Dementia And Dental Health: Caring For A Loved One’s Hygiene

When caring for a loved one with dementia, you can face a myriad of problems. One of those is ensuring that his or her dental health is up to par. Depending on the stage of your loved one's dementia, this could prove to be a big challenge.

Daily Care

As dementia progresses, your loved one might struggle to perform daily dental hygiene. Merely instructing your loved one to brush and floss is not enough. You might need to get more involved. 

When talking to your loved one, it is important that you stick to short instructions. Try acting out what you want him or her to do. Encourage your loved one to mimic your actions. 

Some of the medications that your loved one has to take to help slow the progress of his or her symptoms can contain agents that are harmful to teeth. It is imperative that you make sure your loved one is brushing thoroughly at night before going to bed. If necessary, brush his or her teeth yourself. 

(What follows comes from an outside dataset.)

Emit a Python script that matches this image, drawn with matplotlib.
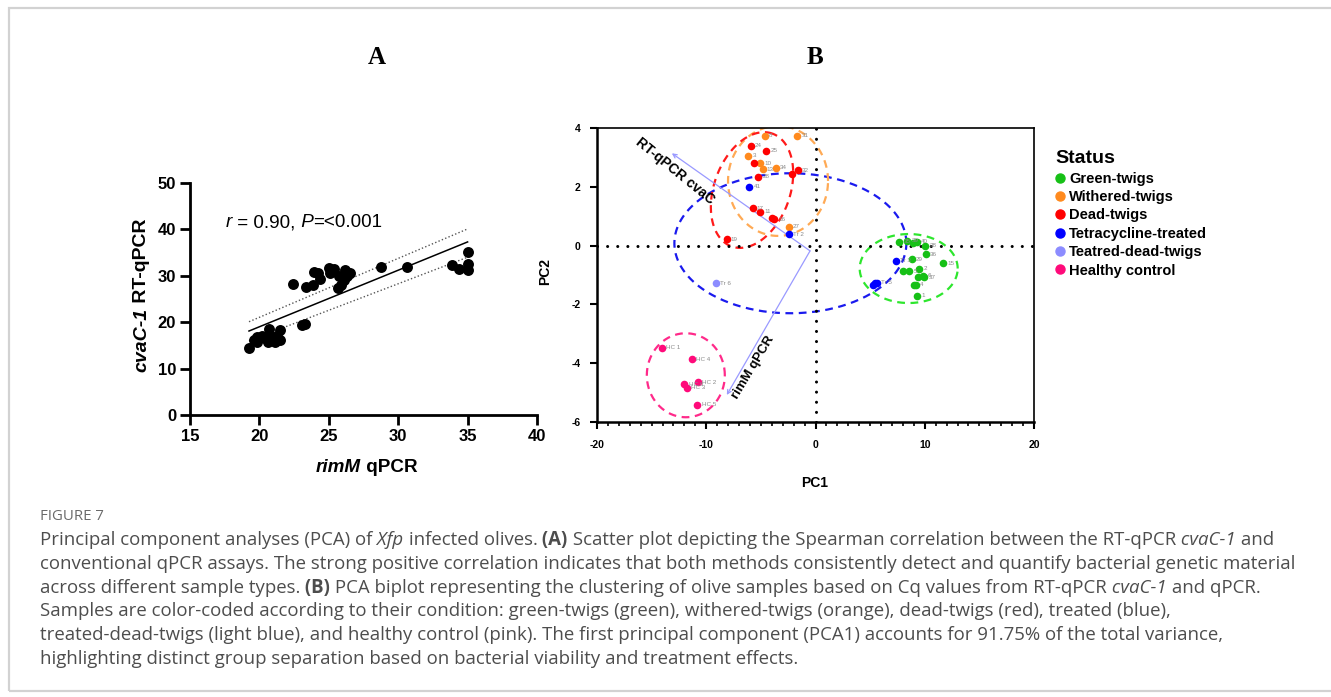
import numpy as np
import matplotlib
matplotlib.use('Agg')
import matplotlib.pyplot as plt
from matplotlib.lines import Line2D
from matplotlib.patches import Rectangle

plt.rcParams['font.family'] = ['Liberation Sans', 'DejaVu Sans']
plt.rcParams['axes.unicode_minus'] = False

# ---- panel A data (rimM qPCR vs cvaC-1 RT-qPCR Cq) ----
rimm = [19.25, 19.6, 19.8, 19.85, 20.2, 20.4, 20.6, 20.7, 20.9, 21.1,
        21.25, 21.45, 21.5, 23.1, 23.25, 22.45, 23.35, 23.85, 23.9, 24.25,
        24.4, 25.0, 25.1, 25.4, 25.65, 25.7, 25.85, 26.1, 26.2, 26.3,
        26.55, 28.75, 30.6, 33.9, 34.35, 35.0, 35.0, 35.0]
cvac = [14.5, 16.2, 15.8, 16.8, 17.1, 16.5, 15.8, 18.5, 16.9, 15.8,
        17.1, 16.2, 18.3, 19.4, 19.6, 28.3, 27.6, 28.1, 30.9, 30.6,
        29.4, 31.7, 30.6, 31.4, 27.3, 30.0, 28.1, 29.1, 31.3, 29.9,
        30.6, 31.9, 31.9, 32.4, 31.5, 35.1, 32.6, 31.3]
fit_x = [19.25, 35.0]
fit_y = [18.1, 37.3]
band_upper = [20.1, 40.1]
band_lower = [16.0, 34.0]

# ---- panel B data (PCA scores) ----
green_pc1 = [7.67, 8.4, 8.95, 9.26, 10.05, 10.1, 8.8, 11.7, 7.98, 8.58, 9.5, 9.4, 9.86, 9.95, 9.04, 9.19, 9.31]
green_pc2 = [0.13, 0.17, 0.08, 0.13, 0.0, -0.29, -0.47, -0.6, -0.87, -0.87, -0.78, -1.08, -1.03, -1.08, -1.33, -1.33, -1.7]
green_lab = ['35', '39', '', '40', '38', '36', '29', '15', '', '5', '2', '', '6', '37', '', '4', '1']

orange_pc1 = [-4.62, -1.66, -6.15, -5.08, -4.83, -3.64, -2.45]
orange_pc2 = [3.74, 3.73, 3.05, 2.8, 2.6, 2.65, 0.64]
orange_lab = ['8', '31', '3', '10', '13', '34', '27']

red_pc1 = [-5.93, -4.53, -5.63, -5.23, -1.63, -2.18, -5.75, -5.08, -4.0, -3.8, -8.12]
red_pc2 = [3.4, 3.22, 2.82, 2.34, 2.57, 2.42, 1.27, 1.15, 0.93, 0.89, 0.21]
red_lab = ['24', '25', '', '28', '32', '', '17', '11', '', '16', '19']

blue_pc1 = [-6.06, -2.45, 7.37, 5.29, 5.45, 5.6]
blue_pc2 = [2.0, 0.38, -0.52, -1.33, -1.28, -1.26]
blue_lab = ['41', 'Tr 2', 'Tr 3', '', '', 'Tr 5']

ltblue_pc1 = [-9.1]
ltblue_pc2 = [-1.28]
ltblue_lab = ['Tr 6']

pink_pc1 = [-14.07, -11.33, -10.78, -12.0, -11.78, -10.81]
pink_pc2 = [-3.47, -3.86, -4.65, -4.71, -4.83, -5.42]
pink_lab = ['HC 1', 'HC 4', 'HC 2', 'HC 6', 'HC 3', 'HC 5']

status = ['Green-twigs', 'Withered-twigs', 'Dead-twigs', 'Tetracycline-treated',
          'Teatred-dead-twigs', 'Healthy control']
# loading vectors (start, end)
load_origin = (-0.5, -0.18)
load_cvac = (-13.15, 3.14)
load_rimm = (-8.12, -5.08)

W, H = 1331, 697
fig = plt.figure(figsize=(W / 100, H / 100), dpi=100)


def fx(px):
    return px / W


def fy(py):
    return 1 - py / H


def draw_runs(parts, x, y, size, family, color='black', rotation=0, ha='left'):
    # draw text pieces of mixed style one after the other (px coords, y = baseline)
    r = fig.canvas.get_renderer()
    arts = []
    for s, st in parts:
        t = fig.text(0, 0, s, fontsize=size, family=family, color=color, rotation=rotation,
                     fontweight='bold' if 'b' in st else 'normal',
                     fontstyle='italic' if 'i' in st else 'normal',
                     ha='left' if rotation == 0 else 'center',
                     va='baseline' if rotation == 0 else 'center')
        arts.append(t)
    if rotation == 0:
        sizes = [t.get_window_extent(r).width for t in arts]
    else:
        sizes = [t.get_window_extent(r).height for t in arts]
    total = sum(sizes)
    if rotation == 0:
        pos = x - total / 2 if ha == 'center' else x
        for t, w in zip(arts, sizes):
            t.set_position((fx(pos), fy(y)))
            pos += w
    else:
        pos = y + total / 2
        for t, w in zip(arts, sizes):
            t.set_position((fx(x), fy(pos - w / 2)))
            pos -= w
    return total


# outer frame
fig.add_artist(Rectangle((fx(9), fy(691)), fx(1400) - fx(9), fy(8) - fy(691),
                         transform=fig.transFigure, fill=False, ec='#d2d2d2', lw=1.6))

# panel letters
fig.text(fx(377), fy(58), 'A', family='Liberation Serif', weight='bold', fontsize=18, ha='center', va='center')
fig.text(fx(815), fy(58), 'B', family='Liberation Serif', weight='bold', fontsize=18, ha='center', va='center')

# ================= panel A =================
axA = fig.add_axes([fx(190), fy(415), fx(537) - fx(190), fy(183) - fy(415)])
axA.scatter(rimm, cvac, s=62, c='black', linewidths=0, zorder=3, clip_on=False)
axA.plot(fit_x, fit_y, color='black', lw=1.1, zorder=2)
axA.plot(fit_x, band_upper, color='#555555', lw=1.0, ls=(0, (1, 1.6)), zorder=2)
axA.plot(fit_x, band_lower, color='#555555', lw=1.0, ls=(0, (1, 1.6)), zorder=2)
axA.set_xlim(15, 40)
axA.set_ylim(0, 50)
axA.set_xticks([15, 20, 25, 30, 35, 40])
axA.set_yticks([0, 10, 20, 30, 40, 50])
for s in ['top', 'right']:
    axA.spines[s].set_visible(False)
for s in ['left', 'bottom']:
    axA.spines[s].set_linewidth(2)
axA.tick_params(width=2, length=7, labelsize=12, pad=3)
for t in axA.get_xticklabels() + axA.get_yticklabels():
    t.set_fontweight('bold')

draw_runs([('r', 'i'), (' = 0.90,', ''), (' P', 'i'), ('=<0.001', '')], 226, 227, 13.6, 'Liberation Sans')
draw_runs([('rimM', 'bi'), (' qPCR', 'b')], 367, 472, 13.6, 'Liberation Sans', ha='center')
draw_runs([('cvaC-1', 'bi'), (' RT-qPCR', 'b')], 142, 295, 14, 'Liberation Sans', rotation=90)

# ================= panel B =================
axB = fig.add_axes([fx(597), fy(422), fx(1034) - fx(597), fy(128) - fy(422)])
axB.set_xlim(-20, 20)
axB.set_ylim(-6, 4)
sx = axB.bbox.width / 40
sy = axB.bbox.height / 10


def ellipse(cx, cy, a, b, ang, color):
    # a, b semi-axes in pixels, angle in screen degrees
    t = np.linspace(0, 2 * np.pi, 300)
    th = np.radians(ang)
    dx = a * np.cos(t) * np.cos(th) - b * np.sin(t) * np.sin(th)
    dy = a * np.cos(t) * np.sin(th) + b * np.sin(t) * np.cos(th)
    axB.plot(cx + dx / sx, cy + dy / sy, color=color, lw=1.6, ls=(0, (3.5, 2.5)), zorder=1)


ellipse(-2.3, 0.08, 116, 70, 0, '#1a1aee')
ellipse(-3.43, 2.2, 50, 55, 0, '#ffaa55')
ellipse(-5.81, 1.89, 60, 38, 70, '#ff1a1a')
ellipse(8.53, -0.78, 49, 34.5, 0, '#2ee62e')
ellipse(-11.87, -4.41, 39, 42, 0, '#ff2a8a')

axB.axhline(0, color='black', lw=2.2, ls=(0, (0.01, 3.3)), dash_capstyle='round', zorder=1.5)
axB.axvline(0, color='black', lw=2.2, ls=(0, (0.01, 3.3)), dash_capstyle='round', zorder=1.5)

for end in [load_cvac, load_rimm]:
    axB.annotate('', xy=end, xytext=load_origin,
                 arrowprops=dict(arrowstyle='->', color='#9a9aff', lw=0.9, mutation_scale=7,
                                 shrinkA=0, shrinkB=0))
axB.text(-12.9, 2.55, 'RT-qPCR cvaC', rotation=-39, fontsize=10, fontweight='bold',
         ha='center', va='center', rotation_mode='anchor')
axB.text(-5.7, -4.16, 'rimM qPCR', rotation=59, fontsize=9.5, fontweight='bold',
         ha='center', va='center', rotation_mode='anchor')

colors = ['#16c016', '#ff8a1e', '#ff0000', '#0000ff', '#8c8cff', '#ff0a7a']
groups = [(green_pc1, green_pc2, green_lab), (orange_pc1, orange_pc2, orange_lab),
          (red_pc1, red_pc2, red_lab), (blue_pc1, blue_pc2, blue_lab),
          (ltblue_pc1, ltblue_pc2, ltblue_lab), (pink_pc1, pink_pc2, pink_lab)]
for (px_, py_, lab), col in zip(groups, colors):
    axB.scatter(px_, py_, s=30, c=col, linewidths=0, zorder=3)
    for x, y, l in zip(px_, py_, lab):
        if l:
            axB.annotate(l, (x, y), xytext=(3, 0), textcoords='offset points',
                         fontsize=4.5, color='#8a8a8a', va='center', zorder=4)

axB.set_xticks([-20, -10, 0, 10, 20])
axB.set_xticks(np.arange(-20, 21, 1), minor=True)
axB.set_yticks([-6, -4, -2, 0, 2, 4])
for s in ['left', 'bottom']:
    axB.spines[s].set_linewidth(1.8)
for s in ['top', 'right']:
    axB.spines[s].set_linewidth(1.2)
axB.tick_params(which='major', width=1.5, length=5, labelsize=7.5, pad=8)
axB.tick_params(axis='y', pad=7)
axB.tick_params(which='minor', width=1.2, length=3)
for t in axB.get_xticklabels() + axB.get_yticklabels():
    t.set_fontweight('bold')
fig.text(fx(815), fy(483), 'PC1', fontsize=10, fontweight='bold', ha='center', va='center')
fig.text(fx(545), fy(272), 'PC2', fontsize=10, fontweight='bold', ha='center', va='center', rotation=90)

handles = [Line2D([], [], marker='o', ls='', color=c, markersize=6.5) for c in colors]
leg = fig.legend(handles, status, title='Status', loc='upper left',
                 bbox_to_anchor=(fx(1048), fy(143)), frameon=False,
                 prop={'weight': 'bold', 'size': 10.5}, title_fontproperties={'weight': 'bold', 'size': 14},
                 handlelength=0.7, handletextpad=0.25, labelspacing=0.3, borderpad=0,
                 alignment='left')

# ================= caption =================
cap = '#4d4d4d'
fam = ['Open Sans', 'DejaVu Sans']
fig.text(fx(40), fy(520), 'FIGURE 7', fontsize=10.8, color='#6a6a6a', family=fam, va='baseline')
lines = [
    [('Principal component analyses (PCA) of', ''), (' Xfp', 'i'), (' infected olives.', ''), (' (A)', 'b'),
     (' Scatter plot depicting the Spearman correlation between the RT-qPCR', ''), (' cvaC-1', 'i'), (' and', '')],
    [('conventional qPCR assays. The strong positive correlation indicates that both methods consistently detect and quantify bacterial genetic material', '')],
    [('across different sample types.', ''), (' (B)', 'b'),
     (' PCA biplot representing the clustering of olive samples based on Cq values from RT-qPCR', ''),
     (' cvaC-1', 'i'), (' and qPCR.', '')],
    [('Samples are color-coded according to their condition: green-twigs (green), withered-twigs (orange), dead-twigs (red), treated (blue),', '')],
    [('treated-dead-twigs (light blue), and healthy control (pink). The first principal component (PCA1) accounts for 91.75% of the total variance,', '')],
    [('highlighting distinct group separation based on bacterial viability and treatment effects.', '')],
]
for i, ln in enumerate(lines):
    draw_runs(ln, 40, 545 + 23.8 * i, 13.4, fam, color=cap)

fig.savefig('out.png', dpi=100)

Dentures require care that your loved one might not be up to providing in his or her condition. It is up to you to ensure that the dentures are removed on a daily basis and cleaned. At night time, remove the dentures and place them in an overnight solution.

Removing the dentures at night is important. It helps to ensure that potentially harmful bacteria is removed from the dental appliance. It also helps to eliminate the chance that your loved one chokes on them while sleeping. Although it is rare, it is possible. You may want to go with them to visit a denturist like Community Denture Centre to get more advice about how to help them care for their dentures.

Dental Visits

Due to the ups and downs of dementia, going to the dentist could potentially be an adventure. To limit the possibility that your loved one will have a bad experience at the dentist, find one who is experienced in working with people with dementia.

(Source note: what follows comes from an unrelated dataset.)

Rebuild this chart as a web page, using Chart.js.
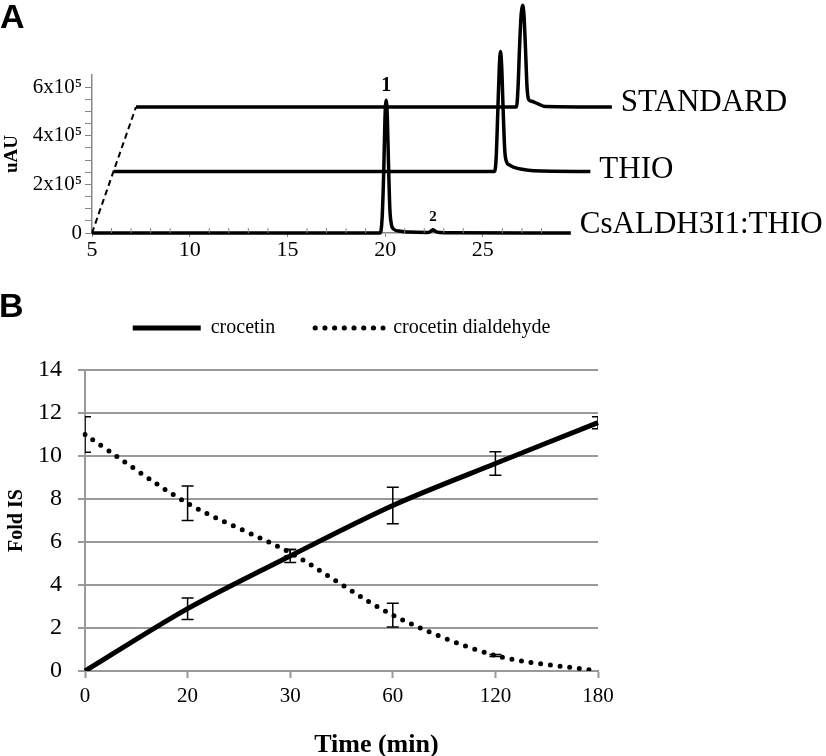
<!DOCTYPE html>
<html>
<head>
<meta charset="utf-8">
<script src="https://cdn.jsdelivr.net/npm/chart.js@4/dist/chart.umd.min.js"></script>
<style>
  body { margin: 0; background: #fff; }
  #wrap { position: relative; width: 826px; height: 756px; overflow: hidden; }
  canvas { position: absolute; left: 0; }
  #chartA { top: 0; }
  #chartB { top: 262px; }
  .panel { position: absolute; font: bold 34px "Liberation Sans", Arial, sans-serif; line-height: 1; }
</style>
</head>
<body>
<div id="wrap">
  <canvas id="chartA" width="826" height="262"></canvas>
  <canvas id="chartB" width="826" height="494"></canvas>
  <div class="panel" style="left:0;top:-1px">A</div>
  <div class="panel" style="left:-1px;top:288px">B</div>
</div>
<script>
// Panel A: chromatograms (signal in units of 10^5 uAU, time in min)
const traceNames = ["STANDARD", "THIO", "CsALDH3I1:THIO"];

const standardTime = [7.25, 26.72, 26.8, 26.88, 26.96, 27.03, 27.1, 27.18, 27.26, 27.34, 27.5, 27.8, 28.2, 31.6];
const standardSignal = [5.18, 5.18, 6.0, 7.7, 9.0, 9.37, 9.0, 7.6, 6.0, 5.5, 5.42, 5.32, 5.2, 5.18];

const thioTime = [6.11, 25.6, 25.68, 25.76, 25.84, 25.9, 25.96, 26.04, 26.12, 26.2, 26.35, 26.6, 27.0, 27.6, 30.5];
const thioSignal = [2.53, 2.53, 3.1, 4.9, 6.8, 7.47, 6.9, 5.0, 3.4, 2.95, 2.8, 2.7, 2.62, 2.56, 2.53];

const assayTime = [5, 19.75, 19.85, 19.93, 19.99, 20.05, 20.11, 20.17, 20.24, 20.32, 20.45, 20.7, 21.2, 22.15, 22.3, 22.38, 22.45, 22.52, 22.6, 22.8, 23.5, 29.5];
const assaySignal = [0, 0, 0.7, 2.6, 4.7, 5.46, 4.8, 2.9, 1.0, 0.35, 0.15, 0.08, 0.04, 0.02, 0.05, 0.1, 0.13, 0.1, 0.05, 0.02, 0.01, 0];

// dashed offset line joining the start of the stacked traces
const rampTime = [5, 7.25];
const rampSignal = [0, 5.18];

const peakNames = ["1", "2"];
const peakTime = [20.05, 22.45];
const peakSignal = [5.46, 0.13];

// Panel B: time course (fold IS)
const timeLabels = ["0", "20", "30", "60", "120", "180"];
const crocetin = [0, 2.9, 5.35, 7.7, 9.65, 11.55];
const crocetinSd = [0, 0.5, 0.3, 0.85, 0.55, 0.28];
const dialdehyde = [11.0, 7.8, 5.5, 2.6, 0.72, 0.0];
const dialdehydeSd = [0.82, 0.8, 0.15, 0.55, 0.05, 0];

Chart.defaults.font.family = "'Liberation Serif', 'Times New Roman', serif";
Chart.defaults.color = "#000";

function punten(xs, ys) {
    return xs.map((x, i) => ({ x: x, y: ys[i] }));
}

// names at the end of each trace, peak numbers and minor ticks
const sporenLabels = {
    id: "sporenLabels",
    afterDraw(chart) {
        const ctx = chart.ctx;
        const xs = chart.scales.x;
        const ys = chart.scales.y;
        const dy = [4, 6, 0];
        ctx.save();
        ctx.fillStyle = "#000";
        ctx.font = "31px 'Liberation Serif'";
        ctx.textBaseline = "alphabetic";
        traceNames.forEach((naam, i) => {
            const pts = chart.getDatasetMeta(i).data;
            const last = pts[pts.length - 1];
            ctx.fillText(naam, last.x + 9, last.y + dy[i]);
        });

        ctx.textAlign = "center";
        peakNames.forEach((n, i) => {
            ctx.font = (i === 0 ? "bold 20px" : "bold 15px") + " 'Liberation Serif'";
            ctx.fillText(n, xs.getPixelForValue(peakTime[i]), ys.getPixelForValue(peakSignal[i]) - 9);
        });

        ctx.strokeStyle = "#888";
        ctx.lineWidth = 1;
        xs.ticks.forEach(t => {
            if (Number.isInteger(t.value) && t.value % 5 !== 0) {
                const px = xs.getPixelForValue(t.value);
                ctx.beginPath();
                ctx.moveTo(px, xs.top);
                ctx.lineTo(px, xs.top - 5);
                ctx.stroke();
            }
        });
        ctx.restore();
    }
};

const traceStyle = {
    borderColor: "#000",
    borderWidth: 3.5,
    pointRadius: 0,
    fill: false,
    clip: false,
    cubicInterpolationMode: "monotone"
};

new Chart(document.getElementById("chartA"), {
    type: "line",
    data: {
        datasets: [
            { ...traceStyle, label: traceNames[0], data: punten(standardTime, standardSignal) },
            { ...traceStyle, label: traceNames[1], data: punten(thioTime, thioSignal) },
            { ...traceStyle, label: traceNames[2], data: punten(assayTime, assaySignal) },
            {
                label: "offset",
                data: punten(rampTime, rampSignal),
                borderColor: "#000",
                borderWidth: 2,
                borderDash: [6, 4],
                pointRadius: 0,
                clip: false
            }
        ]
    },
    options: {
        responsive: false,
        animation: false,
        devicePixelRatio: 1,
        layout: { padding: { left: 0, top: 75, right: 263, bottom: 0 } },
        plugins: { legend: { display: false }, tooltip: { enabled: false } },
        scales: {
            x: {
                type: "linear",
                min: 5,
                max: 29.1,
                border: { color: "#888", width: 1.5 },
                grid: {
                    drawOnChartArea: false,
                    tickLength: 4,
                    tickColor: c => (c.tick && c.tick.value % 5 === 0) ? "#888" : "transparent"
                },
                ticks: {
                    stepSize: 1,
                    autoSkip: false,
                    maxRotation: 0,
                    padding: 0,
                    font: { size: 22 },
                    callback: v => (v % 5 === 0 ? v : "")
                },
                afterFit: s => { s.height = 29; }
            },
            y: {
                min: 0,
                max: 6.5,
                border: { color: "#888", width: 1.5 },
                grid: {
                    drawOnChartArea: false,
                    tickLength: 7,
                    tickColor: c => (c.tick && c.tick.value > 6.2) ? "transparent" : "#888"
                },
                ticks: {
                    stepSize: 0.5,
                    autoSkip: false,
                    padding: 3,
                    font: { size: 21 },
                    callback: v => (v === 0 ? "0" : (v % 2 === 0 ? v + "x10\u2075" : ""))
                },
                title: {
                    display: true,
                    text: "uAU",
                    font: { size: 19, weight: "bold" },
                    padding: { top: 1, bottom: 0 }
                },
                afterFit: s => { s.width = 92; }
            }
        }
    },
    plugins: [sporenLabels]
});

// error bars (clipped to the plot area) and the x axis title
const foutBalken = {
    id: "foutBalken",
    afterDatasetsDraw(chart) {
        const { ctx, chartArea: a } = chart;
        const ys = chart.scales.y;
        ctx.save();
        ctx.beginPath();
        ctx.rect(a.left, a.top, a.right - a.left, a.bottom - a.top);
        ctx.clip();
        ctx.strokeStyle = "#000";
        ctx.lineWidth = 1.5;
        [crocetinSd, dialdehydeSd].forEach((sd, d) => {
            const mean = chart.data.datasets[d].data;
            chart.getDatasetMeta(d).data.forEach((pt, i) => {
                if (!sd[i]) return;
                const top = ys.getPixelForValue(mean[i] + sd[i]);
                const bot = ys.getPixelForValue(mean[i] - sd[i]);
                ctx.beginPath();
                ctx.moveTo(pt.x, top);
                ctx.lineTo(pt.x, bot);
                ctx.moveTo(pt.x - 6, top);
                ctx.lineTo(pt.x + 6, top);
                ctx.moveTo(pt.x - 6, bot);
                ctx.lineTo(pt.x + 6, bot);
                ctx.stroke();
            });
        });
        ctx.restore();
    },
    afterDraw(chart) {
        const { ctx, chartArea: a } = chart;
        ctx.save();
        ctx.fillStyle = "#000";
        ctx.font = "bold 26px 'Liberation Serif'";
        ctx.textAlign = "center";
        ctx.textBaseline = "alphabetic";
        ctx.fillText("Time (min)", a.left + (a.right - a.left) * 0.568, chart.height - 4);
        ctx.restore();
    }
};

new Chart(document.getElementById("chartB"), {
    type: "line",
    data: {
        labels: timeLabels,
        datasets: [
            {
                label: "crocetin",
                data: crocetin,
                borderColor: "#000",
                borderWidth: 5,
                pointRadius: 0,
                tension: 0.3
            },
            {
                label: "crocetin dialdehyde",
                data: dialdehyde,
                borderColor: "#000",
                borderWidth: 5,
                borderDash: [0, 9.7],
                borderCapStyle: "round",
                pointRadius: 0,
                tension: 0.3
            }
        ]
    },
    options: {
        responsive: false,
        animation: false,
        devicePixelRatio: 1,
        layout: { padding: { left: 0, top: 16, right: 228, bottom: 0 } },
        plugins: {
            legend: {
                position: "top",
                fullSize: false,
                labels: {
                    // zero-height box: its outline is drawn as a line sample
                    boxWidth: 68,
                    boxHeight: 0,
                    padding: 40,
                    color: "#000",
                    font: { size: 20 }
                }
            },
            // empty spacer between legend and plot
            title: {
                display: true,
                text: "",
                weight: 500,
                fullSize: false,
                padding: 0,
                font: { size: 22, lineHeight: 1 }
            },
            tooltip: { enabled: false }
        },
        scales: {
            x: {
                offset: false,
                border: { color: "#999", width: 2 },
                grid: { drawOnChartArea: false, tickLength: 7, tickColor: "#999", tickWidth: 2 },
                ticks: { padding: 6, maxRotation: 0, font: { size: 21 } },
                afterFit: s => { s.height = 85; }
            },
            y: {
                min: 0,
                max: 14,
                border: { color: "#999", width: 2 },
                grid: { color: "#999", lineWidth: 2, tickLength: 7 },
                ticks: { stepSize: 2, padding: 16, font: { size: 24 } },
                title: {
                    display: true,
                    text: "Fold IS",
                    font: { size: 20, weight: "bold" },
                    padding: { top: 5, bottom: 0 }
                },
                afterFit: s => { s.width = 85; }
            }
        }
    },
    plugins: [foutBalken]
});
</script>
</body>
</html>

You also need to ensure that the dentist is aware of all the medications that your loved one is taken. Talk to your loved one's primary care physician and dentist to encourage communications between both professionals. The more in sync they are with each other, the more likely it is that potential problems, such as drug interactions, will be avoided. 

As your loved one's condition progresses, it might be more difficult to make it to dental visits. Discuss challenges to making it with your dentist. He or she might have solutions that can make the experience easier for you and your loved one.